# DIRECTIVE
Check every line of the entries below for the word "Write", and copy the ones that have it.

** start EXERCISE INPUT **

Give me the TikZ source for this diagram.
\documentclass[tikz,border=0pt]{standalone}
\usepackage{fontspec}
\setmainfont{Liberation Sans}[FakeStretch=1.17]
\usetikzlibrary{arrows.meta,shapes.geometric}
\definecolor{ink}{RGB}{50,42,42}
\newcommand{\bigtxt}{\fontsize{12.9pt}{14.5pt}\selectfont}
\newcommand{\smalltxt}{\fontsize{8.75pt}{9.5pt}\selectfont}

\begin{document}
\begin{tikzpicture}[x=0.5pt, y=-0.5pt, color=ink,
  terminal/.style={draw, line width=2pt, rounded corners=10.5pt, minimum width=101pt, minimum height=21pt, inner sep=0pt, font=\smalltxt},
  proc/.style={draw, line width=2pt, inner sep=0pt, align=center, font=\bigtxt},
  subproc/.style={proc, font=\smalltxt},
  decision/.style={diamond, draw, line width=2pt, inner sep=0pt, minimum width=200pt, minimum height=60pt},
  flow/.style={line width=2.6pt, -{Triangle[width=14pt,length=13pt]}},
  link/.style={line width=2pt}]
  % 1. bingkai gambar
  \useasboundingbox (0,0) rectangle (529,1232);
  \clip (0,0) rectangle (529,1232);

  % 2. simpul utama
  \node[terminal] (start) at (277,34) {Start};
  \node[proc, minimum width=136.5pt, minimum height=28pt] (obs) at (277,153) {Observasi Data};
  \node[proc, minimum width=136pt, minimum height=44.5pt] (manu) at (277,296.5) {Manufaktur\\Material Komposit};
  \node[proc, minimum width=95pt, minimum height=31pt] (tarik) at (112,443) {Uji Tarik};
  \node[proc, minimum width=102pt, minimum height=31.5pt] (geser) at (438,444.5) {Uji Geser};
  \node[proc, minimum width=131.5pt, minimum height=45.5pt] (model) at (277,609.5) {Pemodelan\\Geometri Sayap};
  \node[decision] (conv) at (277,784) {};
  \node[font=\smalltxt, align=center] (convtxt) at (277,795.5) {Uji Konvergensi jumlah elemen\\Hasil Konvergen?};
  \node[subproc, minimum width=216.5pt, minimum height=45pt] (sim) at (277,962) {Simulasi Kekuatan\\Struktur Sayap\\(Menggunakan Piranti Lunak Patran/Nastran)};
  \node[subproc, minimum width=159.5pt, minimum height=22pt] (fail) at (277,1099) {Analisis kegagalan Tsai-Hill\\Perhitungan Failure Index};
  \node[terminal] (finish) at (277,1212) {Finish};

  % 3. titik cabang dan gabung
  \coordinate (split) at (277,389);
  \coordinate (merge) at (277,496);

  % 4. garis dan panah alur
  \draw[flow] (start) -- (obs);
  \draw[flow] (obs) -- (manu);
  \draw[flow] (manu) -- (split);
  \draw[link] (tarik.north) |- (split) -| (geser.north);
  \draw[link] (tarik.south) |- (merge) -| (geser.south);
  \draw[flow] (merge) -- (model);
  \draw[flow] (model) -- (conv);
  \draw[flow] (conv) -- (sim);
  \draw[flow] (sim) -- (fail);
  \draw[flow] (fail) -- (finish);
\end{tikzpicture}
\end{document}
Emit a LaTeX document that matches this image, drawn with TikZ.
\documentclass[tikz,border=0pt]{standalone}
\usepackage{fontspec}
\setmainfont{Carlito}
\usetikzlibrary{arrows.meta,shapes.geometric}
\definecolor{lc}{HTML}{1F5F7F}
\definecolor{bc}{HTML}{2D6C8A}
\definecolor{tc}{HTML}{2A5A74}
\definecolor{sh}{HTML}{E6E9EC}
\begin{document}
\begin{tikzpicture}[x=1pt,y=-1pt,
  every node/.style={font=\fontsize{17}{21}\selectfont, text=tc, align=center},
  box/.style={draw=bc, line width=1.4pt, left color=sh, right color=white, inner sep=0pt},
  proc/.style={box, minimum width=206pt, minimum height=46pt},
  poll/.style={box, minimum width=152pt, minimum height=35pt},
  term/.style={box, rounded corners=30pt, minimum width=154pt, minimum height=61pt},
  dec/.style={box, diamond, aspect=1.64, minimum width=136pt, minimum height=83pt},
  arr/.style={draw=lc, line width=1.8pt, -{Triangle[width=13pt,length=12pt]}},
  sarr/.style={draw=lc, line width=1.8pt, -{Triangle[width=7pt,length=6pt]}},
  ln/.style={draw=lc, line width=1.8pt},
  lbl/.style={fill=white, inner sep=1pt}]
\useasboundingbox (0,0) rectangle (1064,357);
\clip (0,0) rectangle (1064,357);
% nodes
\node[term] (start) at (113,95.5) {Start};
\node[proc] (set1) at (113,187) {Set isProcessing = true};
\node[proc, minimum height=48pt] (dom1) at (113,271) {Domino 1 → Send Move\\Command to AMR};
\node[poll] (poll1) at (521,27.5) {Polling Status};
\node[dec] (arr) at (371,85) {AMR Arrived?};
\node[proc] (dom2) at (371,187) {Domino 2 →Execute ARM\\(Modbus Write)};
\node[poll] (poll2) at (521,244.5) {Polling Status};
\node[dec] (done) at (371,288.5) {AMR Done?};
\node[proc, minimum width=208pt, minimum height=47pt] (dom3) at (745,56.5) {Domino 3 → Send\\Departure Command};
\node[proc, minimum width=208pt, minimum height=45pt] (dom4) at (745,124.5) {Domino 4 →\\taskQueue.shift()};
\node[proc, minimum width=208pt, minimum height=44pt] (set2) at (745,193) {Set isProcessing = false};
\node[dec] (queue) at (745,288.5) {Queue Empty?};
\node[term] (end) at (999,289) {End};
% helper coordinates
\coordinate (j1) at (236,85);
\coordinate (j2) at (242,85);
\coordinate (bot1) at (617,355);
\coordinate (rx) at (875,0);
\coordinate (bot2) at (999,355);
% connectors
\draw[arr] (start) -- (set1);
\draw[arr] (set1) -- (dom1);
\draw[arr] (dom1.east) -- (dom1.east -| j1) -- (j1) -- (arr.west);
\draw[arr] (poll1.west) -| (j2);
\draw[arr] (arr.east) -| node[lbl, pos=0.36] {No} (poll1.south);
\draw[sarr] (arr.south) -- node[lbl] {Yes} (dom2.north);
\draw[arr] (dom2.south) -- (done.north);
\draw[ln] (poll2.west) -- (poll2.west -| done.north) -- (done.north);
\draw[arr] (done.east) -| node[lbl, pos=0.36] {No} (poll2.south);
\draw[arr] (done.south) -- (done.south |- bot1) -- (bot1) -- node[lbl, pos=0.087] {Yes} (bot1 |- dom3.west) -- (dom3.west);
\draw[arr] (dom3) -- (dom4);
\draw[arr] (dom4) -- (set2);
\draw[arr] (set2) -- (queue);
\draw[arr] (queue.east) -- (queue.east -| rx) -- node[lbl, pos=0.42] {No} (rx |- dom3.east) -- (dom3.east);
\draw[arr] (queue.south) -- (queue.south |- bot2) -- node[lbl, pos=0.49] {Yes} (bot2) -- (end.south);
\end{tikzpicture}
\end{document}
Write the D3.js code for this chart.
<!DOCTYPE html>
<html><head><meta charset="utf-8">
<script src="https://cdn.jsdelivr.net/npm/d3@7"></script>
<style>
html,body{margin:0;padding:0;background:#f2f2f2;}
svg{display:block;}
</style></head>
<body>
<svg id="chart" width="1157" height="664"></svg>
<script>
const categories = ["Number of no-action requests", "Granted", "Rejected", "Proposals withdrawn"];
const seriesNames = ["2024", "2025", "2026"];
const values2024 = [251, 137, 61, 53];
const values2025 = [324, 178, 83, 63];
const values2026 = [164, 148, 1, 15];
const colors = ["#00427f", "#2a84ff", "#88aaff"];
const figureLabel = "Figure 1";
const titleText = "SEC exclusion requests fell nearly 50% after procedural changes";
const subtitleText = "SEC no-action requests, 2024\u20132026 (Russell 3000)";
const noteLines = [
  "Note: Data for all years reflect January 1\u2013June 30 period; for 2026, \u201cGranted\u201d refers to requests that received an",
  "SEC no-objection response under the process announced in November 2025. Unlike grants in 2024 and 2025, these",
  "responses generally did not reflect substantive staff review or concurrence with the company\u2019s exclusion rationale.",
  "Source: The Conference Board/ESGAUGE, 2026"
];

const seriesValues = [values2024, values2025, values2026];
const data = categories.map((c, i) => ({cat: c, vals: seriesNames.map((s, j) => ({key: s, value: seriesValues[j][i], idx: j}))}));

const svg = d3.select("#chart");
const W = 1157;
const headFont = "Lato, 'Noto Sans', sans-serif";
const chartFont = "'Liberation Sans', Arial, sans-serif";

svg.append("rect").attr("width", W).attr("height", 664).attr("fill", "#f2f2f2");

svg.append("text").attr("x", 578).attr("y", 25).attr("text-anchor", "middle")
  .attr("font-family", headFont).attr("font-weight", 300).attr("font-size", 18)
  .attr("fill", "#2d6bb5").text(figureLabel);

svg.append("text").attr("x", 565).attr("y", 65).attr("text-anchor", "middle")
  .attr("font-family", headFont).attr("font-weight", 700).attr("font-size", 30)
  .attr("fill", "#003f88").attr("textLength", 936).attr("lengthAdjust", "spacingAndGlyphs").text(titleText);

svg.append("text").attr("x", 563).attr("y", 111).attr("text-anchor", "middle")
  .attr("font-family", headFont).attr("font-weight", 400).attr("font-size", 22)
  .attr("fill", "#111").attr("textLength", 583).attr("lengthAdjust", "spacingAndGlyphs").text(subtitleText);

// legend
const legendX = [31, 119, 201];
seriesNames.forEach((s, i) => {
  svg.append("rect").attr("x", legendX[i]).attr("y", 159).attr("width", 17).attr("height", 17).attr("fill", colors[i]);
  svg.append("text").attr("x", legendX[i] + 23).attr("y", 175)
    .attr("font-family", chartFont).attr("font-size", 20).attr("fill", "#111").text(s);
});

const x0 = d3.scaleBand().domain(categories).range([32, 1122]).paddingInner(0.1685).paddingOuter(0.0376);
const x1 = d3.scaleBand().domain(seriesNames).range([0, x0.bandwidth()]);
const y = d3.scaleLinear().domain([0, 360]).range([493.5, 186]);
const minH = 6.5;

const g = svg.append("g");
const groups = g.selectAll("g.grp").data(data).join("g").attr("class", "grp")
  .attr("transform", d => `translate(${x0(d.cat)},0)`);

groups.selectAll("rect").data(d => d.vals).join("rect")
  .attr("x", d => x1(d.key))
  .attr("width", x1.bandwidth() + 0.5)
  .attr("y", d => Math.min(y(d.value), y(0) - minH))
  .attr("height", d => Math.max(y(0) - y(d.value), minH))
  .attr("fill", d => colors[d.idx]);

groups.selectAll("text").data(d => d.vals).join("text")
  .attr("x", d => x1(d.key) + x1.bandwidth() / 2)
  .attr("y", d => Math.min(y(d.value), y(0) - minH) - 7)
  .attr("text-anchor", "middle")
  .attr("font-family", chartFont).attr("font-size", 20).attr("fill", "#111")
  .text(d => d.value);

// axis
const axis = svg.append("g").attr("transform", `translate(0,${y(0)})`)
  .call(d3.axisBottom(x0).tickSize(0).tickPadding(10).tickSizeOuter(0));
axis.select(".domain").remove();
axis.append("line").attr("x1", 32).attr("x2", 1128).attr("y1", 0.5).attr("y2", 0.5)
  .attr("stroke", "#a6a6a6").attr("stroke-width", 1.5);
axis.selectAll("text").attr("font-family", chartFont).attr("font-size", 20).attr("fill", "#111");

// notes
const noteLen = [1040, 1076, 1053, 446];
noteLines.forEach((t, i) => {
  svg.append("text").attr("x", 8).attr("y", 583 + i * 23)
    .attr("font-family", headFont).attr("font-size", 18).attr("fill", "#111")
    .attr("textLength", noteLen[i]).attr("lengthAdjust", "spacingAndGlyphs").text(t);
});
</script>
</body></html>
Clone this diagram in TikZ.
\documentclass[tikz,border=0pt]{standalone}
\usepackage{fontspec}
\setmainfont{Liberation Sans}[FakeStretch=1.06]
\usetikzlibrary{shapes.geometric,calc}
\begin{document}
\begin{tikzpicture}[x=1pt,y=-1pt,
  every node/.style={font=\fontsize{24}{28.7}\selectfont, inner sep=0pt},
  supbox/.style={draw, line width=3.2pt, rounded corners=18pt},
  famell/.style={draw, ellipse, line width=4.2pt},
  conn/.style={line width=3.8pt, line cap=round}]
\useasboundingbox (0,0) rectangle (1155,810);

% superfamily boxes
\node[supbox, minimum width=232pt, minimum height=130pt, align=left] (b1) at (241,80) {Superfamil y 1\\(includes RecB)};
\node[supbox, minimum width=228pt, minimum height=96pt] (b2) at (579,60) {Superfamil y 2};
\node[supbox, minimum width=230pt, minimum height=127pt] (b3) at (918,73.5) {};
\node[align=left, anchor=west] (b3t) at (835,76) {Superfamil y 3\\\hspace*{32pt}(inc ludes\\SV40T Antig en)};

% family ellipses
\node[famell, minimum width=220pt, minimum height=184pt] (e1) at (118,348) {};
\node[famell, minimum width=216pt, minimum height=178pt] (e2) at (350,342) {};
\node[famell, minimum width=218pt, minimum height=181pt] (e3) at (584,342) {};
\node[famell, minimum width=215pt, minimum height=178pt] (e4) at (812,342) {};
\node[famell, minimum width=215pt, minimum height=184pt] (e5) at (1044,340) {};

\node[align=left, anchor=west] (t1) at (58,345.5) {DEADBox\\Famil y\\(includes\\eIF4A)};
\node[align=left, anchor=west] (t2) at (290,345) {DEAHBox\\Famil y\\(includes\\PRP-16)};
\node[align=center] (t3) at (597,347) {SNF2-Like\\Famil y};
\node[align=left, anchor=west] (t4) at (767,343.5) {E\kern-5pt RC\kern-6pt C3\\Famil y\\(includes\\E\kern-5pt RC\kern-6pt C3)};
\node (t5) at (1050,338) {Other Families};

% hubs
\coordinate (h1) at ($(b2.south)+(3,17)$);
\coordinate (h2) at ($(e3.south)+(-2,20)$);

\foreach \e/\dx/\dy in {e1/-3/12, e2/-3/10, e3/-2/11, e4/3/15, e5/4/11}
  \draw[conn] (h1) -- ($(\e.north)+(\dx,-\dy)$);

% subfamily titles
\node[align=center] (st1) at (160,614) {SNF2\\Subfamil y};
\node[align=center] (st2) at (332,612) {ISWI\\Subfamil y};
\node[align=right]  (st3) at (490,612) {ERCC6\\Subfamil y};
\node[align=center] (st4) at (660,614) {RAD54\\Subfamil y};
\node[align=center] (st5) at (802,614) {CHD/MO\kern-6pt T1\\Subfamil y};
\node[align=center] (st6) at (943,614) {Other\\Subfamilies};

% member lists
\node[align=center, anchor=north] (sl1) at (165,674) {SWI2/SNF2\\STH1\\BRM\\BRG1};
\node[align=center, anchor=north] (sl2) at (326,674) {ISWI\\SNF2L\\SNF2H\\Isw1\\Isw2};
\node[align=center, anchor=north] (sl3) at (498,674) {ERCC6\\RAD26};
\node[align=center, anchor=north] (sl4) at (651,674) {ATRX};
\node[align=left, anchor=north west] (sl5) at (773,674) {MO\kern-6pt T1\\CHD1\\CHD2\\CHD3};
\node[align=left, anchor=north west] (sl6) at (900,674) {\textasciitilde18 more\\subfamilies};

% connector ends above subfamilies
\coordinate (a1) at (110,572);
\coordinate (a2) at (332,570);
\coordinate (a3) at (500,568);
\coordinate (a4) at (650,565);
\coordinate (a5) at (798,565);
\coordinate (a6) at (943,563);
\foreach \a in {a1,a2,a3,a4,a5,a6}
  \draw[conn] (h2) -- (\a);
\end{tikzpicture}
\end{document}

** end EXERCISE INPUT **

# OUTPUT FOR THIS TASK
\node[proc] (dom2) at (371,187) {Domino 2 →Execute ARM\\(Modbus Write)};
Write the D3.js code for this chart.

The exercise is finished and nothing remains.